Once upon a time there was heartburn.
Once upon a time there was heartburn. This was a condition that has afflicted man since Cro-Magnon days when our heavy-browed antecedents, refusing as usual to listen to the continuously-offered sage advice of their wives, would insist on slathering extra-thick three-alarm barbecue sauce on the mastodon ribs at Raiders tailgate parties. Several hours and 19 brewskies later the parking lot would be full of groaning, belching higher primates in silver and black facepaint, thumping their chests and creatively cursing the fact that Rolaids hadn’t been invented yet. This is also the true source of all the ancient legends about fire-breathing dragons.

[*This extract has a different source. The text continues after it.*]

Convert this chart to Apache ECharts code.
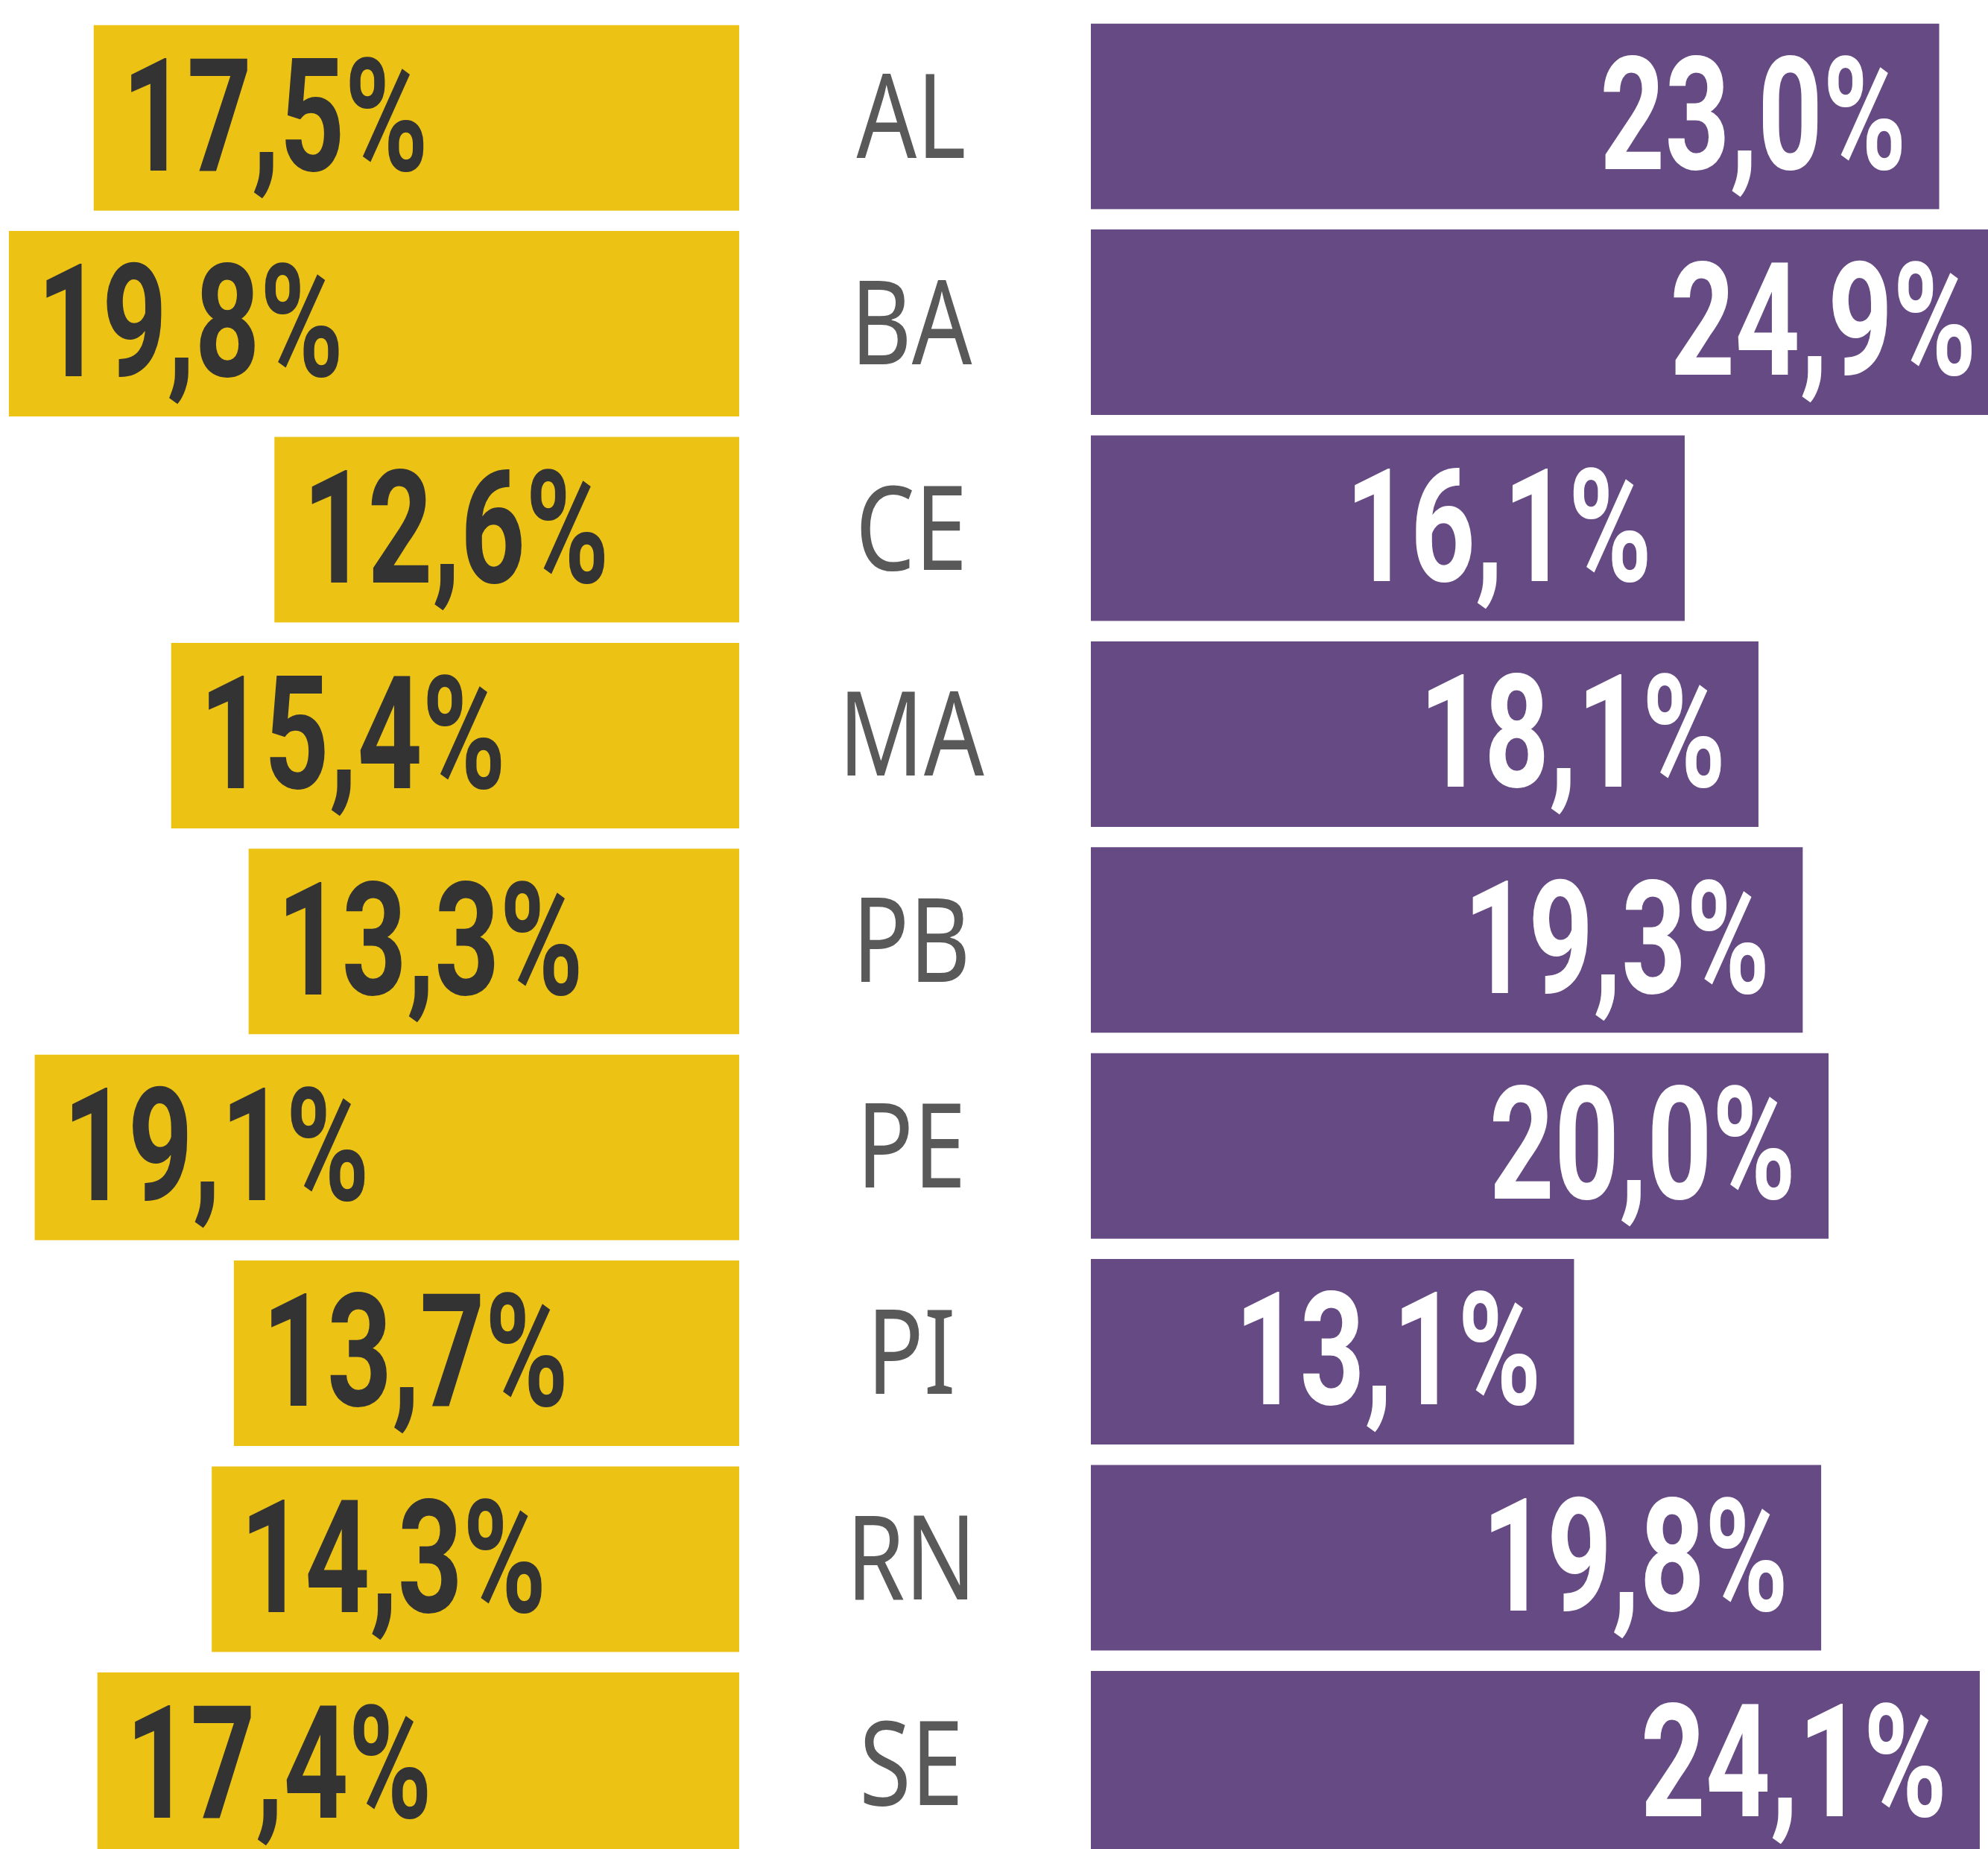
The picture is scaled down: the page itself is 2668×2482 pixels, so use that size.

This common ailment lasted without substantial change well into the current era, when the introduction of over-the-counter antacids drove dragons to extinction and enabled the Raider Nation to add chili, nachos, bean dip, and when the old machismo was really on the line, jalapenos straight from the jar to their pre-game fare knowing that so long as the glove compartment was well-stuffed with Tums they would make it home without unwanted tears ruining their mascara.

Ah, but over-the-counter heartburn remedies are cheap, in fact too cheap for the all-engulfing drug companies in their endless search for new ways to obscenely profit from mankind’s suffering. And so in a brilliant flash of marketing genius heartburn was as magically as a wave of Harry Potter’s wand transformed from a mere temporary inconvenience to a high-class malady with the grand name of Acid Reflux Disease. Now that we’re talking disease we can talk prescription medication, and instead of dollars-per-ton for antacids we’re talking dollars-per-pill for “The Purple Pill Called Nexium” which currently has a bigger advertising budget than the war with Iraq. It is of course only a matter of time before we are besieged at every turn of the dial with rival commercials for pills in other impactful colors for you to Ask Your Doctor About in order to fight this terrible affliction which has amazingly burst upon the scene at precisely the same time as the FTC took the limits off drug company advertising.

Based on widespread reports of doctors hurling themselves from tall buildings after one too many patients Asked Them About Nexium it appears that the ad campaign has been a blazing success, and that no doubt millions are now convinced that they are not simply guilty of overdosing on spicy food but are instead the innocent victims of a real live disease. You can see the next step coming, can’t you; of course you can.

Coming soon to a television near you: Current Slang Non-Comprehension Disease. Are you tragically unable to keep up with hip-hop slang terms as they change daily? Are you still saying “bad” meaning good, and “phat” meaning good, and “fly” meaning good? Do you hear professional athletes and pop stars speak on TV and you have no idea what the hell they’re talking about? Chances are you are a victim of CSN-CD, but there’s help. Ask your doctor about Perplexium.

Or perhaps you have been driven into a state of nearly-total dysfunction by unending bad news about the economy – layoffs followed by stock market free-fall followed by uncertainty about war followed by Britney Spears suddenly becoming passe. It just seems to be one thing after another, doesn’t it? If so, you’re probably deep in the throes of Why Does The Economy Hate Me Disease. But now thanks to the wizards at Drugs R Us, Inc. those with generous HMOs who suffer from this frightening malady have new hope. Ask your doctor about Whatsnextium.

With enough creative, financially-motivated minds we should be able to cure diseases almost as fast as we can manufacture them. Ask your doctor about Inventium.